:: RECORDS FOR THE TASK ::
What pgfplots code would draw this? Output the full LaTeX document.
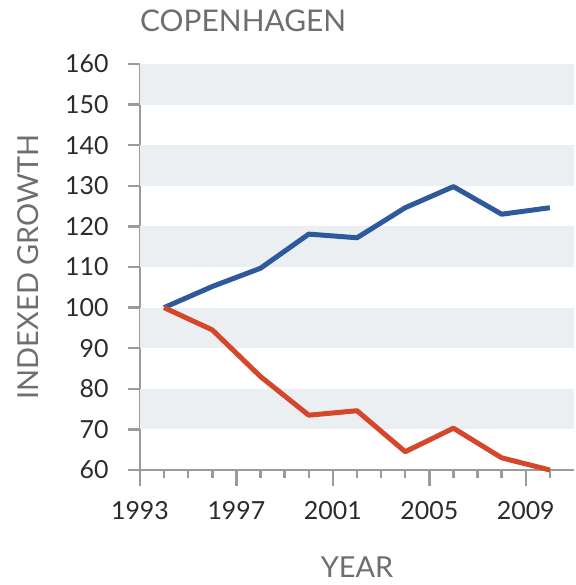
\documentclass[border=0pt]{standalone}
\usepackage{pgfplots}
\pgfplotsset{compat=1.18}
\usepackage{fontspec}
\setmainfont{Lato}

\definecolor{blueline}{HTML}{2E5A9C}
\definecolor{redline}{HTML}{D6462A}
\definecolor{band}{HTML}{ECEFF2}
\definecolor{axisgray}{HTML}{9B9B9B}
\definecolor{labgray}{HTML}{6D6E71}
\definecolor{tickgray}{HTML}{2B2B2B}

\begin{document}
\begin{tikzpicture}
\begin{axis}[
    scale only axis,
    width=434bp, height=406bp,
    xmin=1993, xmax=2011,
    ymin=60, ymax=160,
    clip=false,
    axis x line*=bottom,
    axis y line*=left,
    axis line style={axisgray, line width=2.5bp},
    xtick={1993,1997,2001,2005,2009},
    minor xtick={1994,1995,1996,1998,1999,2000,2002,2003,2004,2006,2007,2008,2010},
    ytick={60,70,...,160},
    tick align=outside,
    major tick length=16bp,
    minor tick length=8bp,
    tick style={axisgray, line width=2.5bp},
    ytick style={/pgfplots/major tick length=12bp},
    tick label style={font=\fontsize{25}{29}\selectfont, text=tickgray},
    /pgf/number format/assume math mode=true,
    /pgf/number format/1000 sep={},
    xticklabel style={yshift=-12bp},
    yticklabel style={xshift=-12bp},
]
% background bands
\fill[band] (axis cs:1993,150) rectangle (axis cs:2011,160);
\fill[band] (axis cs:1993,130) rectangle (axis cs:2011,140);
\fill[band] (axis cs:1993,110) rectangle (axis cs:2011,120);
\fill[band] (axis cs:1993,90) rectangle (axis cs:2011,100);
\fill[band] (axis cs:1993,70) rectangle (axis cs:2011,80);

\addplot[blueline, line width=5bp, line join=round] coordinates {
    (1994,100)(1996,105.2)(1998,109.7)(2000,118.1)(2002,117.2)
    (2004,124.6)(2006,129.8)(2008,123)(2010,124.6)
};
\addplot[redline, line width=5bp, line join=round] coordinates {
    (1994,100)(1996,94.5)(1998,83)(2000,73.5)(2002,74.6)
    (2004,64.5)(2006,70.3)(2008,63)(2010,60)
};

\node[anchor=base west, text=labgray, font=\fontsize{30}{34}\selectfont, inner sep=0pt]
    at ([xshift=0bp,yshift=32bp]rel axis cs:0,1) {COPENHAGEN};
\node[rotate=90, anchor=center, text=labgray, font=\fontsize{29}{33}\selectfont]
    at ([xshift=-112bp]rel axis cs:0,0.5) {INDEXED GROWTH};
\node[anchor=center, text=labgray, font=\fontsize{29}{33}\selectfont]
    at ([yshift=-97bp]rel axis cs:0.5,0) {YEAR};

% page frame
\path ([xshift=-140bp,yshift=-115bp]rel axis cs:0,0) rectangle ([yshift=64bp]rel axis cs:1,1);
\end{axis}
\end{tikzpicture}
\end{document}
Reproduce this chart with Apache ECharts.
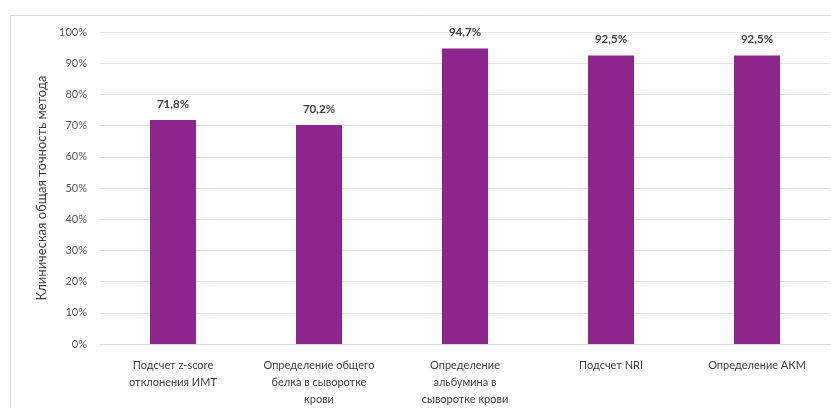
<!DOCTYPE html>
<html><head><meta charset="utf-8">
<script src="https://cdn.jsdelivr.net/npm/echarts@6/dist/echarts.min.js"></script>
<style>html,body{margin:0;padding:0;background:#fff}#c{width:831px;height:408px}</style>
</head><body><div id="c"></div>
<script>
const categories = [
  "Подсчет z-score\nотклонения ИМТ",
  "Определение общего\nбелка в сыворотке\nкрови",
  "Определение\nальбумина в\nсыворотке крови",
  "Подсчет NRI",
  "Определение АКМ"
];
const values = [71.8, 70.2, 94.7, 92.5, 92.5];
const yTicks = [0, 10, 20, 30, 40, 50, 60, 70, 80, 90, 100];
const axisTitle = "Клиническая общая точность метода";

const chart = echarts.init(document.getElementById('c'), null, {renderer: 'canvas'});
const font = 'Lato, "Noto Sans", sans-serif';
chart.setOption({
  animation: false,
  graphic: [{
    type: 'rect', shape: {x: 10.5, y: 15.5, width: 840, height: 420},
    style: {fill: 'none', stroke: '#d9d9d9', lineWidth: 1}, z: -1
  }],
  grid: {left: 100, right: 1, top: 32, bottom: 61},
  xAxis: {
    type: 'category', data: categories,
    axisTick: {show: false},
    axisLine: {lineStyle: {color: '#d9d9d9'}},
    axisLabel: {color: '#404040', fontFamily: font, fontSize: 11, lineHeight: 17, margin: 13, interval: 0}
  },
  yAxis: {
    type: 'value', min: yTicks[0], max: yTicks[yTicks.length - 1], interval: 10,
    name: axisTitle, nameLocation: 'middle', nameGap: 51,
    nameTextStyle: {color: '#404040', fontFamily: font, fontSize: 13},
    axisLine: {show: false}, axisTick: {show: false},
    axisLabel: {color: '#595959', fontFamily: font, fontSize: 11, margin: 13, formatter: v => v + '%'},
    splitLine: {lineStyle: {color: '#e6e6e6'}}
  },
  series: [{
    type: 'bar', data: values, barWidth: 46,
    itemStyle: {color: '#8e258d'},
    label: {show: true, position: 'top', distance: 10, color: '#404040', fontFamily: font, fontSize: 11.5, fontWeight: 'bold',
      formatter: p => p.value.toFixed(1).replace('.', ',') + '%'}
  }]
});
</script></body></html>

:: GIVEN EXERCISE ::
Pull out every line of the records above that contains the word "this".

:: OUTPUT OF THE EXERCISE ::
What pgfplots code would draw this? Output the full LaTeX document.
Reproduce this chart with Apache ECharts.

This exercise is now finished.